Extract, exactly, the lines from the line containing "Write a component" to the line containing "const height = T + plotH + B;", with both lines included and any pictures left out.

[Stored entries]
== == ==

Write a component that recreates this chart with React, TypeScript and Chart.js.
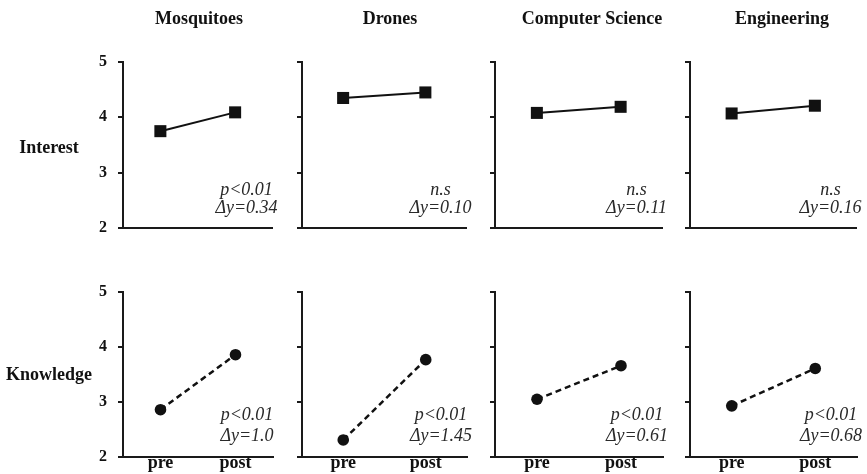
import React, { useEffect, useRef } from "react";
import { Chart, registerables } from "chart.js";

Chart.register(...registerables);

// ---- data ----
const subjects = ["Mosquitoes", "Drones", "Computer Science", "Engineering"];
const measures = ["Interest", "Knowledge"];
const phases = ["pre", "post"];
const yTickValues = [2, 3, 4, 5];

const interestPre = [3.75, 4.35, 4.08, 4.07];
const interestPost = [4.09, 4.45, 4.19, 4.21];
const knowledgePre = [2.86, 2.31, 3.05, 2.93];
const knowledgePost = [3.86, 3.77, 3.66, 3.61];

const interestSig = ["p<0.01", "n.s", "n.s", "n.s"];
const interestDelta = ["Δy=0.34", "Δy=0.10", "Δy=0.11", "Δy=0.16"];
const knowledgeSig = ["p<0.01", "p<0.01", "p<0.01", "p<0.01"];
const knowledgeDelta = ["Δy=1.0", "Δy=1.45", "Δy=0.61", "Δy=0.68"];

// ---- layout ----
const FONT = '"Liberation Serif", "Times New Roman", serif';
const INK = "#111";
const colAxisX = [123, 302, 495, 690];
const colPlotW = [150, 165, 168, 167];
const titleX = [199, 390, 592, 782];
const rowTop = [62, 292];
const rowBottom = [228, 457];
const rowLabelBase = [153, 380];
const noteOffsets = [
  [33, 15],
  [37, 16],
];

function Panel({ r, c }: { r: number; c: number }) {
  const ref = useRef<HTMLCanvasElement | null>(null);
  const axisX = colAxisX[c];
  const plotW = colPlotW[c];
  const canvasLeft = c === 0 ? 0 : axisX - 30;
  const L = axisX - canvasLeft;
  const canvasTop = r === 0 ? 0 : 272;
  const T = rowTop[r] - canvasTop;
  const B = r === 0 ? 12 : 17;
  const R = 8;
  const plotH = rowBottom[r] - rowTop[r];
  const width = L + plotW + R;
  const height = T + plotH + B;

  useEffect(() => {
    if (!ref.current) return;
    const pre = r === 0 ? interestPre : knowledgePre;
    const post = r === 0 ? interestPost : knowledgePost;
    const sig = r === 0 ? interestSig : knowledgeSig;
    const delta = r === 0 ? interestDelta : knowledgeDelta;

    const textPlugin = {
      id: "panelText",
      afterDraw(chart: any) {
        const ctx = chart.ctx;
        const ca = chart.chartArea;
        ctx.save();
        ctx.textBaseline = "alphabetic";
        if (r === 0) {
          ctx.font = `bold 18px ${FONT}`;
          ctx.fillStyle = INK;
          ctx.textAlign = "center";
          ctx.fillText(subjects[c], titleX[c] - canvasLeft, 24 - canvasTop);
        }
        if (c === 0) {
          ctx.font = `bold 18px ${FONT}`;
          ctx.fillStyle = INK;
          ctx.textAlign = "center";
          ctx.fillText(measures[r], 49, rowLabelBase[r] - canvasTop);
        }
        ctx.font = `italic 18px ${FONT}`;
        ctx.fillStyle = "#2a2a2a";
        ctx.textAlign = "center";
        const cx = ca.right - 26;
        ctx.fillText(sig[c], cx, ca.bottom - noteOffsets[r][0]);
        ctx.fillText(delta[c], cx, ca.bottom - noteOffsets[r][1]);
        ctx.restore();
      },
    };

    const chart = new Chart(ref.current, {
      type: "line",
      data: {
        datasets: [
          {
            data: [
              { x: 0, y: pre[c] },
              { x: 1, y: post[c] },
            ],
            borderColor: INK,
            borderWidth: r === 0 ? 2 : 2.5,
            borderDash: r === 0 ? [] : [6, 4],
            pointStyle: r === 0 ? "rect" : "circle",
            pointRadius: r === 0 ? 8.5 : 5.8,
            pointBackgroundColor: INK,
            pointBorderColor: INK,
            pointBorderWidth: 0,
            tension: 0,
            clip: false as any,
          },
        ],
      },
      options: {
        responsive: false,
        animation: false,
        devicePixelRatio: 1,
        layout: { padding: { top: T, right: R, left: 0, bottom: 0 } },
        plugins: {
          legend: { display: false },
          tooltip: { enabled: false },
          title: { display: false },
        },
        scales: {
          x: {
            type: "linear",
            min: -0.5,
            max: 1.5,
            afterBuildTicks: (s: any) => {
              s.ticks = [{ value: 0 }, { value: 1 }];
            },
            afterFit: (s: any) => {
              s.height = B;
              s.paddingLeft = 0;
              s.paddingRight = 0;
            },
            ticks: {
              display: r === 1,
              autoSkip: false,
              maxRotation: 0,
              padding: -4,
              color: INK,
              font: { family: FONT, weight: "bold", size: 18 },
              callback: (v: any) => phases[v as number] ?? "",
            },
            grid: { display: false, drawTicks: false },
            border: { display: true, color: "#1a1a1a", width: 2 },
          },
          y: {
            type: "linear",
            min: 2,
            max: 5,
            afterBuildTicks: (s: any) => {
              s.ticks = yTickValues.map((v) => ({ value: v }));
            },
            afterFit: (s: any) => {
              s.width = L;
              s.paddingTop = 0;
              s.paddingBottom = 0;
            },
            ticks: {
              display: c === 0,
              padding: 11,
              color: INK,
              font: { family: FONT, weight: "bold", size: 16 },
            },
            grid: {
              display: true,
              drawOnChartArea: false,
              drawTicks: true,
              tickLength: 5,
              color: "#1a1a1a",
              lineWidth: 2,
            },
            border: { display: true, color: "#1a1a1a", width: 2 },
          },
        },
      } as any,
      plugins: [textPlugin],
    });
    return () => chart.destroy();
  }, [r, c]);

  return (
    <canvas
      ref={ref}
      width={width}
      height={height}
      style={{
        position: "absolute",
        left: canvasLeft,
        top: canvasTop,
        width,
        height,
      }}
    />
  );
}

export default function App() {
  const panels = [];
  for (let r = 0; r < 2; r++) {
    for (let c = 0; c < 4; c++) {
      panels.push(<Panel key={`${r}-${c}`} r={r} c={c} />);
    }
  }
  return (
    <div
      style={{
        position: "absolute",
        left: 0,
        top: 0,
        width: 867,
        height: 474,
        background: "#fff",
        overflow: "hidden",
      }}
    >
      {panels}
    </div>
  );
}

== == ==

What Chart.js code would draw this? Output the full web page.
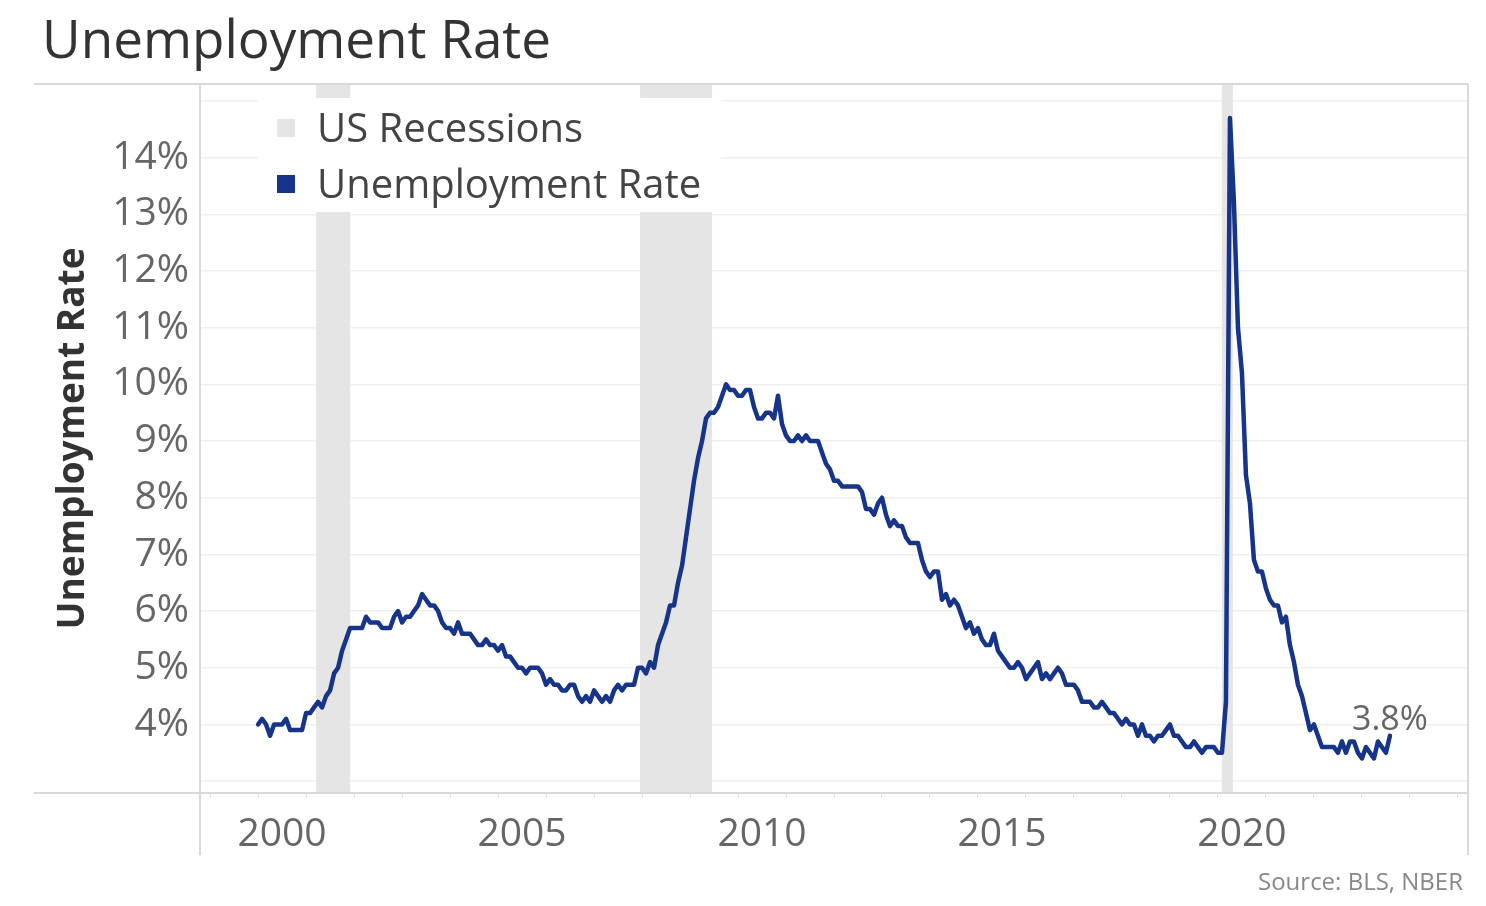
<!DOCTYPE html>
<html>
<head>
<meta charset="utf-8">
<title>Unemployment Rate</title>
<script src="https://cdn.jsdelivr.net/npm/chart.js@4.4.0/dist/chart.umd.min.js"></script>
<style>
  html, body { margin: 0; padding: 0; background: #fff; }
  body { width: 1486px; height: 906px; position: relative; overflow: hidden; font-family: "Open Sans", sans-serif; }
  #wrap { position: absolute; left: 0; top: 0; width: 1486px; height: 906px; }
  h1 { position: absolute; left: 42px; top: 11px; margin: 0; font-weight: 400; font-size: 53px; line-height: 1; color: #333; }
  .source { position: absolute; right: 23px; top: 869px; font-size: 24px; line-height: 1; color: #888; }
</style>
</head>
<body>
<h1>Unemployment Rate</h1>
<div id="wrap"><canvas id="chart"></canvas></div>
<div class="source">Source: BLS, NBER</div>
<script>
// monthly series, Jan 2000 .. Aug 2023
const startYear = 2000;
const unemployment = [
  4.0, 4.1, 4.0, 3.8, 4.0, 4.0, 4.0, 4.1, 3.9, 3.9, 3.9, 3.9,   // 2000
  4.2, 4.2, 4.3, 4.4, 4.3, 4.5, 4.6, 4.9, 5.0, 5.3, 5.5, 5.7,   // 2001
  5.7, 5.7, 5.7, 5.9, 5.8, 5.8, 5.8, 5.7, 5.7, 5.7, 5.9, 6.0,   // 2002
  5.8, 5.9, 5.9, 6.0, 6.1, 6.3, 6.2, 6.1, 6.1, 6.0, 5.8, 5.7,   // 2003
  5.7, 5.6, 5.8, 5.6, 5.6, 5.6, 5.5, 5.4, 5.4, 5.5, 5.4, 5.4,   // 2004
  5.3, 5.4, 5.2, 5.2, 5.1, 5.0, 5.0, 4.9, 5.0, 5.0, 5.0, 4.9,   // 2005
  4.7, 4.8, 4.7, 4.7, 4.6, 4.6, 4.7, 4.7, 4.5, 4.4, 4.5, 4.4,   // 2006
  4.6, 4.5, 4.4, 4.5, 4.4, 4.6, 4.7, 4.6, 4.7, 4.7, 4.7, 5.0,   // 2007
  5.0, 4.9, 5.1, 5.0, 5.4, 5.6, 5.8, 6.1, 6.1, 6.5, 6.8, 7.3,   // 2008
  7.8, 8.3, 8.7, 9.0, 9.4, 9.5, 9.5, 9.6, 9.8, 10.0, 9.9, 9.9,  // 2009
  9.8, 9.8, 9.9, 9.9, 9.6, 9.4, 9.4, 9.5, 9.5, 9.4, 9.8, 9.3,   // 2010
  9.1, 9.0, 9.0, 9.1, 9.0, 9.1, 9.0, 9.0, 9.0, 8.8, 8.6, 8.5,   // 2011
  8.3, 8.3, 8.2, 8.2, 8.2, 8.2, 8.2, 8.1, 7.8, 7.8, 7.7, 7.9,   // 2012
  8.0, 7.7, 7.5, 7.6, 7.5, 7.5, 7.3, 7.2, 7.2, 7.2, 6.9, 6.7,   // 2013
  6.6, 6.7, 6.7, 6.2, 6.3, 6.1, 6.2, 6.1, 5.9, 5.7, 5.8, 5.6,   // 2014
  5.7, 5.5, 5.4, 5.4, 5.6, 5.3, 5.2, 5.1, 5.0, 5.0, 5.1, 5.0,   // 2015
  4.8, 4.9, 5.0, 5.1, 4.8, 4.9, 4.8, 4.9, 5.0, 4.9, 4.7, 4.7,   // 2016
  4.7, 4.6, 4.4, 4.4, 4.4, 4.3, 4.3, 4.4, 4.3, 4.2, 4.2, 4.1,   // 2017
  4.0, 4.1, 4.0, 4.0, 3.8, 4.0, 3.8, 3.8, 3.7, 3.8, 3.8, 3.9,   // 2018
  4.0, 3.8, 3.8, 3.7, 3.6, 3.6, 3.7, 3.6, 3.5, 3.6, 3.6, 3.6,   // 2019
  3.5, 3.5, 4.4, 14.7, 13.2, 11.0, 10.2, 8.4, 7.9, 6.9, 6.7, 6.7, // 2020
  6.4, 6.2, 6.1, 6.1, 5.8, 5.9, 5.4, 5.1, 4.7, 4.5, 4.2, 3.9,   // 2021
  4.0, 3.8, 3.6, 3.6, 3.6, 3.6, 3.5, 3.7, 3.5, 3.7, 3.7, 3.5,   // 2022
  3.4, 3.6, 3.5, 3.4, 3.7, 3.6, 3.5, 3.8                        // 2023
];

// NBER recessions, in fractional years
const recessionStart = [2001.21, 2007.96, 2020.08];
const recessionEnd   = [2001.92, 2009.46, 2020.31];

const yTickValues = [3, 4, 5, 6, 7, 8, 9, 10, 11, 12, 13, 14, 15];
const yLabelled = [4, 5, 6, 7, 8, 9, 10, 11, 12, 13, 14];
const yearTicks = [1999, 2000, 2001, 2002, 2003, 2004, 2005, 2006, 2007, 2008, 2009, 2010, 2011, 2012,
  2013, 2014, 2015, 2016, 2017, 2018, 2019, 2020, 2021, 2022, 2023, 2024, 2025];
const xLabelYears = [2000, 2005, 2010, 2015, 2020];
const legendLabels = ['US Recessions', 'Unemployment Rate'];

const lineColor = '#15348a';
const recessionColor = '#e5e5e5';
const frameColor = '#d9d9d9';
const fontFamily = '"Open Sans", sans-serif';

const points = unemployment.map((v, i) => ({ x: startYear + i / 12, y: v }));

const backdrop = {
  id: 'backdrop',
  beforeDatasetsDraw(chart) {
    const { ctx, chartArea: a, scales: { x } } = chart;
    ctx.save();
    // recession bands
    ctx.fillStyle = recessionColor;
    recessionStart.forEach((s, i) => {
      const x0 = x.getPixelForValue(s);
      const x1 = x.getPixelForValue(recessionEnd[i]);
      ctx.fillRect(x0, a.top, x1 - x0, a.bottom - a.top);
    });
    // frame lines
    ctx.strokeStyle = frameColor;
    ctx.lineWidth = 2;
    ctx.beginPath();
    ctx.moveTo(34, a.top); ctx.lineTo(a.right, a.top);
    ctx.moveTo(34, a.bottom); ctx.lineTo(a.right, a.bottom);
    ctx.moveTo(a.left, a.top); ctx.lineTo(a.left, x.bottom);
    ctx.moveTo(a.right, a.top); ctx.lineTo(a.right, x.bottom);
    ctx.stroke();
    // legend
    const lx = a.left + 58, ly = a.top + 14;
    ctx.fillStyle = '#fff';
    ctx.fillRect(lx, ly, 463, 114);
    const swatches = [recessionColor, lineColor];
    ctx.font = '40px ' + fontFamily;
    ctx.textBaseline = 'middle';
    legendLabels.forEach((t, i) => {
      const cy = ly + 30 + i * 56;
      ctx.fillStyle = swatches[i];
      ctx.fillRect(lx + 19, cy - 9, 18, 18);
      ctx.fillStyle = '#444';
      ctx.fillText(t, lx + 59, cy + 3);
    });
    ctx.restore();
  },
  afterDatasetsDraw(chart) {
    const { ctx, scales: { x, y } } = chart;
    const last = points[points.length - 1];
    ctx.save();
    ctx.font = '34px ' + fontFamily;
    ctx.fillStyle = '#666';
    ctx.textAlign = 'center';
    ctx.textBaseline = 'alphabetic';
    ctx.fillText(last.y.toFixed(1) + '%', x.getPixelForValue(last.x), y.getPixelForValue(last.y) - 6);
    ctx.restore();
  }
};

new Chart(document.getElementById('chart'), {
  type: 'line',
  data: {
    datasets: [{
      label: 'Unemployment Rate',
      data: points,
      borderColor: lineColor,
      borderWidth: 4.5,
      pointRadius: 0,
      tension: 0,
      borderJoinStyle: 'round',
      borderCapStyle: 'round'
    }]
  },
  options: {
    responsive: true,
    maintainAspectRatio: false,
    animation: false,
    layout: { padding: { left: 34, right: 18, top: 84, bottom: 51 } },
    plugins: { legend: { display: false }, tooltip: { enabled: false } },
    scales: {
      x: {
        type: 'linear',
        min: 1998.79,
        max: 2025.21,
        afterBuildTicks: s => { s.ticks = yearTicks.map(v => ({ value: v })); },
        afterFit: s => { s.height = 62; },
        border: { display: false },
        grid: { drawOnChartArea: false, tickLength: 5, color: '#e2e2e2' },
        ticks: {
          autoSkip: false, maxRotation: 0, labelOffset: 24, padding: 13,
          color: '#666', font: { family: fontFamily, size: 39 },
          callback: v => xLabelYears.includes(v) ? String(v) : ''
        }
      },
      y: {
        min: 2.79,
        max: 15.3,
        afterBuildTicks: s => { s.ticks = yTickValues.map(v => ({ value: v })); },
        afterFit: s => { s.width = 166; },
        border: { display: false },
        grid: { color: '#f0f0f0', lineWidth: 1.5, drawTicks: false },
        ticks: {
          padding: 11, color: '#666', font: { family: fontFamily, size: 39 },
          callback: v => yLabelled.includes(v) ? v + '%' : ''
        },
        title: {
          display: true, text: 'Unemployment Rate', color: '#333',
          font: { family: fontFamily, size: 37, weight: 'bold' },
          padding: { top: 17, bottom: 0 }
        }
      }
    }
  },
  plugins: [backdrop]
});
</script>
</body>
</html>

== == ==

### Answer to this exercise
Write a component that recreates this chart with React, TypeScript and Chart.js.
import React, { useEffect, useRef } from "react";
import { Chart, registerables } from "chart.js";

Chart.register(...registerables);

// ---- data ----
const subjects = ["Mosquitoes", "Drones", "Computer Science", "Engineering"];
const measures = ["Interest", "Knowledge"];
const phases = ["pre", "post"];
const yTickValues = [2, 3, 4, 5];

const interestPre = [3.75, 4.35, 4.08, 4.07];
const interestPost = [4.09, 4.45, 4.19, 4.21];
const knowledgePre = [2.86, 2.31, 3.05, 2.93];
const knowledgePost = [3.86, 3.77, 3.66, 3.61];

const interestSig = ["p<0.01", "n.s", "n.s", "n.s"];
const interestDelta = ["Δy=0.34", "Δy=0.10", "Δy=0.11", "Δy=0.16"];
const knowledgeSig = ["p<0.01", "p<0.01", "p<0.01", "p<0.01"];
const knowledgeDelta = ["Δy=1.0", "Δy=1.45", "Δy=0.61", "Δy=0.68"];

// ---- layout ----
const FONT = '"Liberation Serif", "Times New Roman", serif';
const INK = "#111";
const colAxisX = [123, 302, 495, 690];
const colPlotW = [150, 165, 168, 167];
const titleX = [199, 390, 592, 782];
const rowTop = [62, 292];
const rowBottom = [228, 457];
const rowLabelBase = [153, 380];
const noteOffsets = [
  [33, 15],
  [37, 16],
];

function Panel({ r, c }: { r: number; c: number }) {
  const ref = useRef<HTMLCanvasElement | null>(null);
  const axisX = colAxisX[c];
  const plotW = colPlotW[c];
  const canvasLeft = c === 0 ? 0 : axisX - 30;
  const L = axisX - canvasLeft;
  const canvasTop = r === 0 ? 0 : 272;
  const T = rowTop[r] - canvasTop;
  const B = r === 0 ? 12 : 17;
  const R = 8;
  const plotH = rowBottom[r] - rowTop[r];
  const width = L + plotW + R;
  const height = T + plotH + B;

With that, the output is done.